1913 in-flight German airship explosion

The Johannisthal air disaster involved the Imperial German Navy's L 2 airship manufactured by Luftschiffbau Zeppelin as LZ 18. Its test flight resulted in the death of all 28 passengers and crew on board. On 17 October 1913, at approximately 10:30 am local time, hydrogen gas which was being vented was sucked into the forward engine and ignited causing the airship to explode and burn. It crashed near Johannisthal Air Field about 10 mi southeast of Berlin. The accident occurred a little over a month after the Helgoland Island Air Disaster.

==Accident==
The "Almanac and Year-Book for 1914" reported that the airship "was destroyed by the explosion of a gasoline tank, which occurred as the ship was making a trial trip above the city of Johannisthal, near Berlin. All except one of the twenty-seven military men on board, including the entire admiralty trial board, were killed.
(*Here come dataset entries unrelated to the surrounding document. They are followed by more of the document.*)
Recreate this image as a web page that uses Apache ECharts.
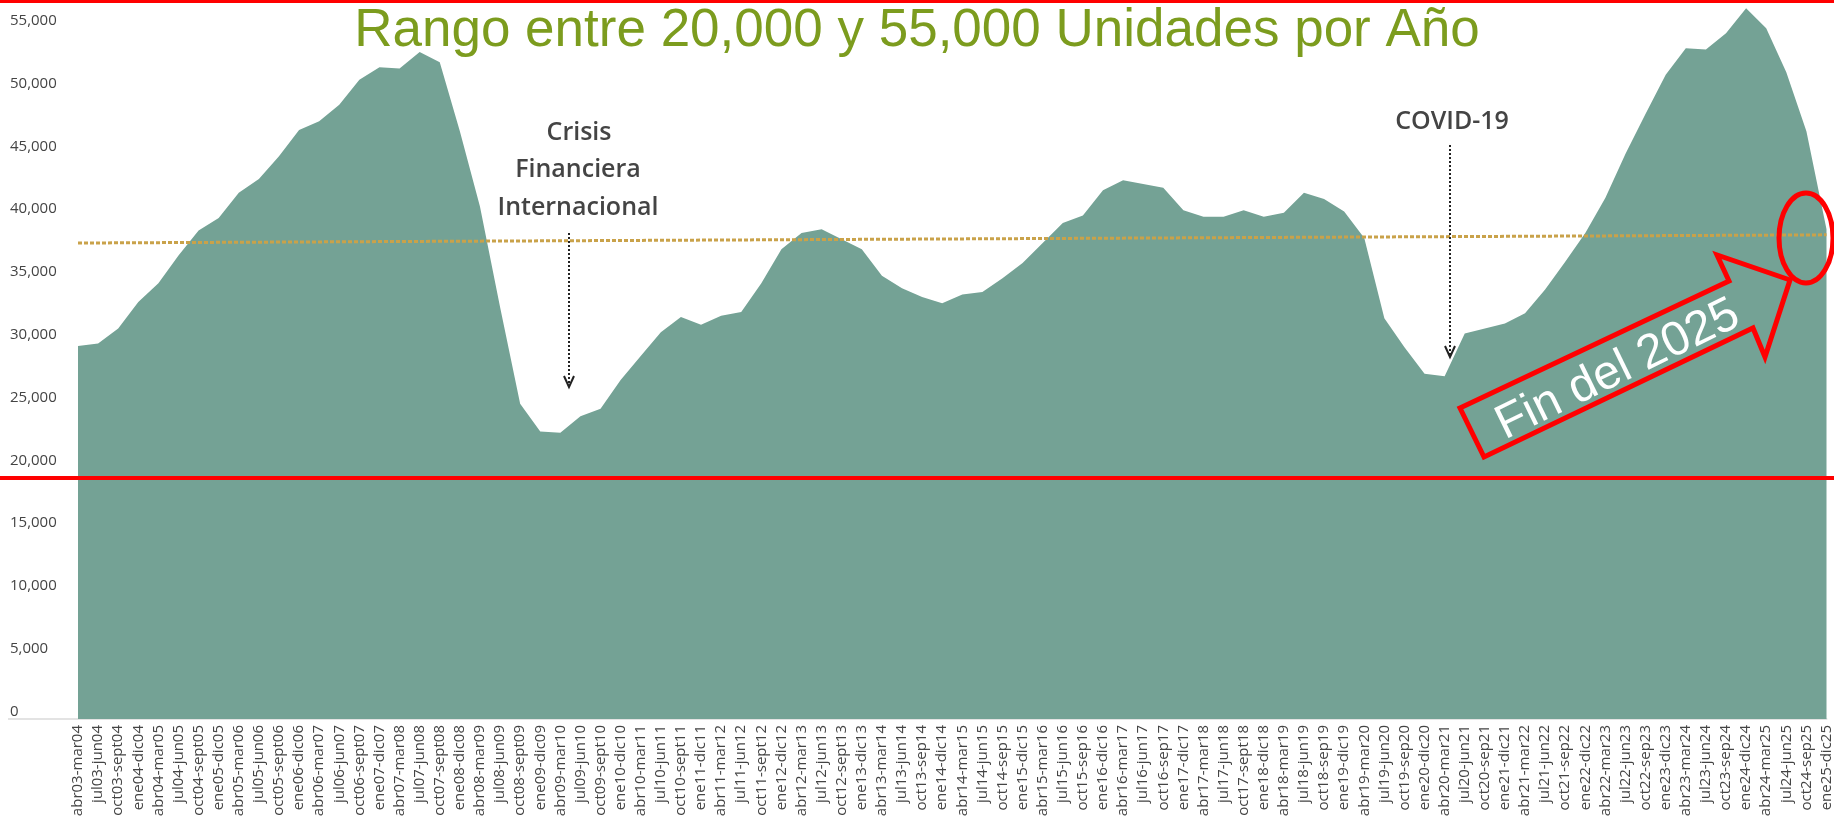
<!DOCTYPE html>
<html>
<head>
<meta charset="utf-8">
<script src="https://cdn.jsdelivr.net/npm/echarts@6/dist/echarts.min.js"></script>
<style>
  html, body { margin: 0; padding: 0; background: #fff; }
  .chart { width: 1834px; height: 829px; }
</style>
</head>
<body>
<div class="chart"></div>
<script>
// periodos móviles de 12 meses (uno por trimestre)
const categories = [
  'abr03-mar04', 'jul03-jun04', 'oct03-sept04', 'ene04-dic04',
  'abr04-mar05', 'jul04-jun05', 'oct04-sept05', 'ene05-dic05',
  'abr05-mar06', 'jul05-jun06', 'oct05-sept06', 'ene06-dic06',
  'abr06-mar07', 'jul06-jun07', 'oct06-sept07', 'ene07-dic07',
  'abr07-mar08', 'jul07-jun08', 'oct07-sept08', 'ene08-dic08',
  'abr08-mar09', 'jul08-jun09', 'oct08-sept09', 'ene09-dic09',
  'abr09-mar10', 'jul09-jun10', 'oct09-sept10', 'ene10-dic10',
  'abr10-mar11', 'jul10-jun11', 'oct10-sept11', 'ene11-dic11',
  'abr11-mar12', 'jul11-jun12', 'oct11-sept12', 'ene12-dic12',
  'abr12-mar13', 'jul12-jun13', 'oct12-sept13', 'ene13-dic13',
  'abr13-mar14', 'jul13-jun14', 'oct13-sep14', 'ene14-dic14',
  'abr14-mar15', 'jul14-jun15', 'oct14-sep15', 'ene15-dic15',
  'abr15-mar16', 'jul15-jun16', 'oct15-sep16', 'ene16-dic16',
  'abr16-mar17', 'jul16-jun17', 'oct16-sep17', 'ene17-dic17',
  'abr17-mar18', 'jul17-jun18', 'oct17-sept18', 'ene18-dic18',
  'abr18-mar19', 'jul18-jun19', 'oct18-sep19', 'ene19-dic19',
  'abr19-mar20', 'jul19-jun20', 'oct19-sep20', 'ene20-dic20',
  'abr20-mar21', 'jul20-jun21', 'oct20-sep21', 'ene21-dic21',
  'abr21-mar22', 'jul21-jun22', 'oct21-sep22', 'ene22-dic22',
  'abr22-mar23', 'jul22-jun23', 'oct22-sep23', 'ene23-dic23',
  'abr23-mar24', 'jul23-jun24', 'oct23-sep24', 'ene24-dic24',
  'abr24-mar25', 'jul24-jun25', 'oct24-sep25', 'ene25-dic25'
];

// unidades vendidas en los últimos 12 meses
const units = [
  29700, 29900, 31100, 33200, 34700, 36900, 38900, 39900,
  41900, 43000, 44800, 46900, 47600, 48900, 50900, 51900,
  51800, 53100, 52300, 46800, 40800, 32800, 25100, 22900,
  22800, 24100, 24700, 27000, 28900, 30800, 32000, 31400,
  32100, 32400, 34700, 37400, 38700, 39000, 38200, 37400,
  35300, 34300, 33600, 33100, 33800, 34000, 35100, 36300,
  37900, 39500, 40100, 42100, 42900, 42600, 42300, 40500,
  40000, 40000, 40500, 40000, 40300, 41900, 41400, 40400,
  38300, 31900, 29600, 27500, 27300, 30700, 31100, 31500,
  32300, 34200, 36400, 38700, 41500, 45000, 48200, 51300,
  53400, 53300, 54600, 56600, 55000, 51500, 46800, 39000
];

// línea de tendencia (inicio y fin)
const trendLine = [37900, 38550];

// eje Y
const yMin = 0;
const yMax = 57250;
const yInterval = 5000;

(function () {
    let myChart = echarts.init(document.querySelector('.chart'));
    const DEG = Math.PI / 180;
    const noteFont = '600 25px "Open Sans"';

    let option = {
        animation: false,
        grid: {
            left: 78,
            right: 3,
            top: 0,
            bottom: 110
        },
        xAxis: {
            type: 'category',
            data: categories,
            boundaryGap: false,
            axisTick: { show: false },
            axisLine: {
                lineStyle: { color: '#e3e3e3', width: 2 }
            },
            axisLabel: {
                interval: 0,
                rotate: 90,
                margin: 6,
                color: '#444',
                fontFamily: 'Open Sans',
                fontWeight: 500,
                fontSize: 15
            }
        },
        yAxis: {
            type: 'value',
            min: yMin,
            max: yMax,
            interval: yInterval,
            splitLine: { show: false },
            axisLine: { show: false },
            axisTick: { show: false },
            axisLabel: {
                showMaxLabel: false,
                align: 'left',
                verticalAlign: 'bottom',
                margin: 68,
                color: '#444',
                fontFamily: 'Open Sans',
                fontWeight: 500,
                fontSize: 15,
                formatter: function (v) {
                    return v.toLocaleString('en-US');
                }
            }
        },
        series: [{
            type: 'line',
            data: units,
            showSymbol: false,
            lineStyle: { width: 0 },
            areaStyle: { color: '#74a295', opacity: 1 },
            markLine: {
                silent: true,
                symbol: 'none',
                label: { show: false },
                lineStyle: {
                    color: '#c9a24a',
                    width: 3,
                    type: [4, 2]
                },
                data: [[
                    { coord: [0, trendLine[0]] },
                    { coord: [categories.length - 1, trendLine[1]] }
                ]]
            }
        }],
        graphic: [
            // título
            {
                type: 'text', z: 20,
                style: {
                    text: 'Rango entre 20,000 y 55,000 Unidades por Año',
                    x: 917, y: 31,
                    font: '53px "Liberation Sans"',
                    fill: '#7c9c1e',
                    textAlign: 'center', textVerticalAlign: 'middle',
                    align: 'center', verticalAlign: 'middle'
                }
            },
            // líneas rojas
            { type: 'rect', z: 20, shape: { x: 0, y: 0, width: 1834, height: 3 }, style: { fill: '#ff0000' } },
            { type: 'rect', z: 20, shape: { x: 0, y: 476, width: 1834, height: 4 }, style: { fill: '#ff0000' } },
            // extensión del eje
            { type: 'rect', z: 20, shape: { x: 8, y: 718, width: 70, height: 2 }, style: { fill: '#e3e3e3' } },
            // Crisis Financiera Internacional
            {
                type: 'text', z: 20,
                style: {
                    text: 'Crisis', x: 579, y: 133, font: noteFont, fill: '#444',
                    textAlign: 'center', textVerticalAlign: 'middle', align: 'center', verticalAlign: 'middle'
                }
            },
            {
                type: 'text', z: 20,
                style: {
                    text: 'Financiera', x: 578, y: 170, font: noteFont, fill: '#444',
                    textAlign: 'center', textVerticalAlign: 'middle', align: 'center', verticalAlign: 'middle'
                }
            },
            {
                type: 'text', z: 20,
                style: {
                    text: 'Internacional', x: 578, y: 208, font: noteFont, fill: '#444',
                    textAlign: 'center', textVerticalAlign: 'middle', align: 'center', verticalAlign: 'middle'
                }
            },
            {
                type: 'line', z: 20,
                shape: { x1: 569, y1: 233, x2: 569, y2: 386 },
                style: { stroke: '#222', lineWidth: 2, lineDash: [2, 2] }
            },
            {
                type: 'polyline', z: 20,
                shape: { points: [[564, 376], [569, 387], [574, 376]] },
                style: { stroke: '#222', lineWidth: 2, fill: null }
            },
            // COVID-19
            {
                type: 'text', z: 20,
                style: {
                    text: 'COVID-19', x: 1452, y: 122, font: noteFont, fill: '#444',
                    textAlign: 'center', textVerticalAlign: 'middle', align: 'center', verticalAlign: 'middle'
                }
            },
            {
                type: 'line', z: 20,
                shape: { x1: 1450, y1: 145, x2: 1450, y2: 356 },
                style: { stroke: '#222', lineWidth: 2, lineDash: [2, 2] }
            },
            {
                type: 'polyline', z: 20,
                shape: { points: [[1445, 346], [1450, 357], [1455, 346]] },
                style: { stroke: '#222', lineWidth: 2, fill: null }
            },
            // flecha "Fin del 2025"
            {
                type: 'polygon', z: 20,
                shape: {
                    points: [[1460, 408], [1729, 281], [1717, 255], [1790, 280],
                             [1765, 357], [1753, 328], [1484, 457]]
                },
                style: { stroke: '#ff0000', lineWidth: 5, fill: null, lineJoin: 'miter' }
            },
            {
                type: 'text', z: 21,
                x: 1618, y: 370,
                rotation: 26 * DEG,
                style: {
                    text: 'Fin del 2025', x: 0, y: 0,
                    font: '48px "Liberation Sans"', fill: '#ffffff',
                    textAlign: 'center', textVerticalAlign: 'middle', align: 'center', verticalAlign: 'middle'
                }
            },
            {
                type: 'ellipse', z: 20,
                shape: { cx: 1806, cy: 238, rx: 27, ry: 45 },
                style: { stroke: '#ff0000', lineWidth: 5, fill: null }
            }
        ]
    };

    myChart.setOption(option);
    window.addEventListener('resize', function () {
        myChart.resize();
    });
})();
</script>
</body>
</html>
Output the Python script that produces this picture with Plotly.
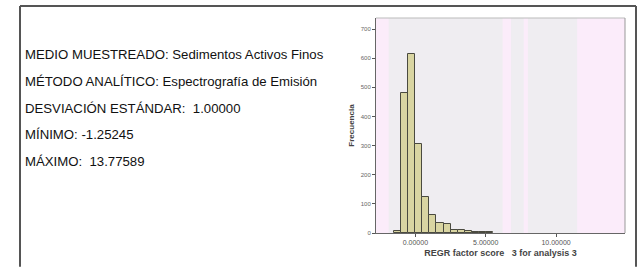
import plotly.graph_objects as go

# ---- data ----
bin_left = [-1.5, -1.0, -0.5, 0.0, 0.5, 1.0, 1.5, 2.0, 2.5, 3.0, 3.5, 4.0, 4.5, 5.0]
counts = [6, 480, 615, 305, 124, 62, 36, 32, 11, 9, 6, 4, 3, 2]
bin_width = 0.5
x_ticks = [0, 5, 10]
x_tick_labels = ["0.00000", "5.00000", "10.00000"]
y_ticks = [0, 100, 200, 300, 400, 500, 600, 700]
y_tick_labels = ["0", "100", "200", "300", "400", "500", "600", "700"]
info_lines = [
    "MEDIO MUESTREADO: Sedimentos Activos Finos",
    "MÉTODO ANALÍTICO: Espectrografía de Emisión",
    "DESVIACIÓN ESTÁNDAR:  1.00000",
    "MÍNIMO: -1.25245",
    "MÁXIMO:  13.77589",
]
x_title = "REGR factor score   3 for analysis 3"
y_title = "Frecuencia"

centers = [b + bin_width / 2 for b in bin_left]

fig = go.Figure()
fig.add_trace(go.Bar(
    x=centers, y=counts, width=bin_width,
    marker=dict(color="#d9d5a2", line=dict(color="#4a4a40", width=1)),
    hoverinfo="skip",
))

W, H = 644, 269
ML, MR, MT, MB = 376, 19, 18, 34
fig.update_layout(
    width=W, height=H,
    margin=dict(l=ML, r=MR, t=MT, b=MB),
    paper_bgcolor="white",
    plot_bgcolor="#efedf1",
    showlegend=False,
    bargap=0,
    font=dict(family="Liberation Sans, Arial, sans-serif", color="#222"),
)
fig.update_xaxes(
    range=[-2.8, 14.9], tickvals=x_ticks, ticktext=x_tick_labels,
    ticks="outside", ticklen=3, tickcolor="#555", showgrid=False, zeroline=False,
    showline=True, linecolor="#666", linewidth=1,
    tickfont=dict(size=7, color="#555"),
    title=dict(text="<b>" + x_title + "</b>", font=dict(size=9, color="#444"), standoff=4),
)
fig.update_yaxes(
    range=[0, 738], tickvals=y_ticks, ticktext=y_tick_labels,
    ticks="outside", ticklen=3, tickcolor="#555", showgrid=False, zeroline=False,
    showline=True, linecolor="#666", linewidth=1,
    tickfont=dict(size=6, color="#666"),
    title=dict(text="<b>" + y_title + "</b>", font=dict(size=8, color="#444"), standoff=4),
)

# pinkish background bands (as in original rendering)
for x0, x1 in [(-2.8, -1.9), (6.2, 6.8), (7.7, 8.0), (11.5, 14.9)]:
    fig.add_shape(type="rect", xref="x", yref="paper", x0=x0, x1=x1, y0=0, y1=1,
                  fillcolor="#fbecfa", line=dict(width=0), layer="below")
# plot frame top/right
fig.add_shape(type="line", xref="paper", yref="paper", x0=0, x1=1, y0=1, y1=1,
              line=dict(color="#bbbbbb", width=1))
fig.add_shape(type="line", xref="paper", yref="paper", x0=1, x1=1, y0=0, y1=1,
              line=dict(color="#999999", width=1))

# outer table border (pixel -> paper coordinates)
def px(x):
    return (x - ML) / (W - ML - MR)
def py(y):
    return (H - MB - y) / (H - MT - MB)

border = dict(color="#555555", width=2)
fig.add_shape(type="line", xref="paper", yref="paper", x0=px(20), x1=px(636), y0=py(6), y1=py(6), line=border)
fig.add_shape(type="line", xref="paper", yref="paper", x0=px(20), x1=px(20), y0=py(6), y1=py(269), line=border)
fig.add_shape(type="line", xref="paper", yref="paper", x0=px(636), x1=px(636), y0=py(6), y1=py(269), line=border)

for i, t in enumerate(info_lines):
    fig.add_annotation(
        text=t, xref="paper", yref="paper", x=px(23), y=py(55 + i * 27),
        xanchor="left", yanchor="middle", showarrow=False,
        font=dict(size=13.2, color="#111", family="Liberation Sans, Arial, sans-serif"),
    )

fig.write_html("out.html", config={"displayModeBar": False},
               post_script="document.body.style.margin='0';document.body.style.overflow='hidden';")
Thousands of people who had been watching the evolutions of the L-2, which, if accepted, was to have been the flagship of Germany's new aerial fleet, heard a heavy detonation and saw the craft suddenly become enveloped in flames and drop to the ground from a height of 900 ft.

On reaching the spot in the road where the wreckage of the airship had fallen the spectators found nothing but a mass of crumpled aluminum and twisted wreckage. The only man found alive was Lieut. Baron von Bieul, a guest on the trip, who was fatally injured. The passengers of the center gondola were blown through the sides of the car by the explosion and their bodies fell a quarter of a mile away from the wreck of the dirigible.

The pilot of the airship was Capt. Gluth, who had been in Count Zeppelin's employ for a long time.

The admiralty trial board consisted of seven officers, including Lieutenant-Commander Behnish, and Lieut. Freyer, both personal friends of Emperor William, Naval Constructors Neumann and Pietzler, Naval Engineer Busch, Lieut. Trenk and Chief Engineer Haussmann were among the others killed."